“Something is rotten in the State of Denmark.” This famous line quoted by the minor character Marcellus in Shakespeare’s Hamlet bears great significance. The scene in which this line is uttered plays a huge role in the rest of the play.

To give you a little background and context, I will set the stage: It is around midnight outside the castle in Denmark. Marcellus and Horatio (a guard and a scholar) have taken Hamlet (the prince) outside to witness something amazing; They claimed to have seen the ghost of Hamlet’s father. The ghost appears and wants Hamlet to follow it. Marcellus and Horatio try to hold Hamlet back, but he overpowers them and follows the ghost. Marcellus then recites the harrowing line; “Something is rotten in the State of Denmark.”

What does this line mean? Well it gives you the impression that something is wrong, there is trouble ahead. It gives you a little glimpse into the direction of the rest of the play. Any time a ghost shows up in a story, it brings with it disturbance of the norm and general unrest. Even before the line was spoken, you can sense the darkness that is already present within the play. Shakespeare is an expert at opening the story and dropping hidden details.

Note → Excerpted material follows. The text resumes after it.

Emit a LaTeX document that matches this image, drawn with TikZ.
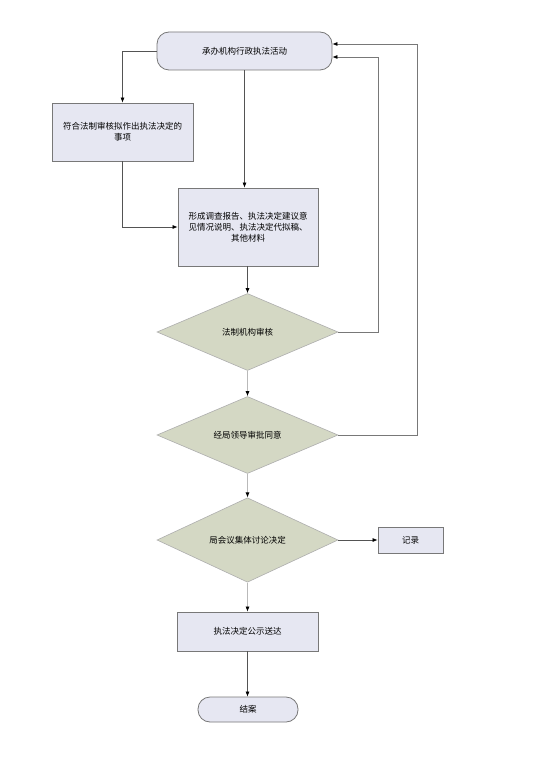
\documentclass[tikz,border=0pt]{standalone}
\usepackage{fontspec}
\setmainfont{Noto Sans CJK SC}
\usepackage{tikz}
\usetikzlibrary{shapes.geometric, arrows.meta}
\usetikzlibrary{calc}
\definecolor{boxfill}{RGB}{230,231,242}
\definecolor{diafill}{RGB}{212,216,196}
\definecolor{edgegray}{RGB}{120,120,120}
\definecolor{lightline}{RGB}{185,185,185}
\tikzstyle{arrow} = [-{Latex[length=5pt,width=4pt,color=black]},line width=0.7pt,draw=edgegray!70!black]
\tikzstyle{lightarrow} = [arrow,draw=lightline]
\tikzstyle{procbox} = [rectangle,draw=edgegray,line width=0.8pt,fill=boxfill,align=center,font=\fontsize{8.5}{11}\selectfont]
\tikzstyle{termbox} = [procbox,rounded corners=12pt]
\tikzstyle{decision} = [diamond,draw=edgegray!60,line width=0.6pt,fill=diafill,inner sep=0pt,font=\fontsize{8.5}{11}\selectfont,minimum width=181pt,minimum height=77pt]

\begin{document}
\begin{tikzpicture}[x=1pt,y=-1pt]
\useasboundingbox[fill=white] (0,0) rectangle (547,775);

% boxes
\node[termbox,minimum width=175pt,minimum height=38pt] (act) at (244.5,51) {承办机构行政执法活动};
\node[procbox,minimum width=141pt,minimum height=58pt] (legal) at (122.5,132) {符合法制审核拟作出执法决定的\\事项};
\node[procbox,minimum width=140pt,minimum height=78pt,text width=132pt] (report) at (248,227) {形成调查报告、执法决定建议意\\见情况说明、执法决定代拟稿、\\其他材料};
\node[decision] (check) at (247.5,332) {法制机构审核};
\node[decision] (approve) at (247.5,435) {经局领导审批同意};
\node[decision] (meeting) at (247.5,540) {局会议集体讨论决定};
\node[procbox,minimum width=65pt,minimum height=26pt] (record) at (410.5,540) {记录};
\node[procbox,minimum width=141pt,minimum height=39pt] (publish) at (247.5,631.5) {执法决定公示送达};
\node[termbox,minimum width=100pt,minimum height=25pt] (close) at (248,709.5) {结案};

% feedback corners
\coordinate (back1) at (378,57);
\coordinate (back2) at (417,44);

% connectors
\draw[arrow] (act.west) -| (legal.north);
\draw[arrow] (act.south) -- (act.south |- report.north);
\draw[arrow] (legal.south) |- (report.west);
\draw[arrow] (report.south -| check.north) -- (check.north);
\draw[arrow,draw=edgegray] (check.east) -| (back1) -- (back1 -| act.east);
\draw[arrow,draw=edgegray] (approve.east) -| (back2) -- (back2 -| act.east);
\draw[lightarrow] (check.south) -- (approve.north);
\draw[lightarrow] (approve.south) -- (meeting.north);
\draw[arrow] (meeting.east) -- (record.west);
\draw[lightarrow] (meeting.south) -- (publish.north -| meeting.south);
\draw[arrow] (publish.south) -- (publish.south |- close.north);
\end{tikzpicture}
\end{document}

For example: The play opens into darkness and the ghost appears to the guard in the very first scene. That must say something about the rest of the play; a spirit isn’t exactly the best omen. Something important to note is that the minor characters usually have the best and most significant lines. One of these noteworthy lines is spoken by the guard; “it is cold, and I am sick at heart.

A few more hints into the trouble that lays ahead are found in the Scene II:

When we first see the Prince Hamlet, he is wearing black. He is mourning the death of his father, the King. In his soliloquy, Hamlet cries out: “Oh, that this too, too, sullied flesh would melt, thaw, and resolve itself into a dew, or that the Everlasting had not fixed His canon ‘gainst self-slaughter! O God, God! How weary, stale, flat, and unprofitable seem to me all the uses of this world! So, Hamlet hates life and wishes he could kill himself. Everything around him is meaningless, and life is just bleak and dark.

When that famous line is finally uttered by Marcellus in Act I, Scene IV, we already have a good idea that something is wrong in the Denmark, but this is the first time that the feeling was put into words.

It is no surprise then, that the ghost reveals to Hamlet a terrible secret; The King was murdered by Claudius, Hamlet’s uncle. In order to become King he had poured a poisonous liquid into his brother’s ear while he was sleeping. The question remains at the end of the first Act; what will Hamlet do about this treachery? And, what will we see about the character of Prince Hamlet in the end?

Shakespeare loves to be subtle, and he is good  at giving you tiny glimpses into the hidden meanings of his most famous lines.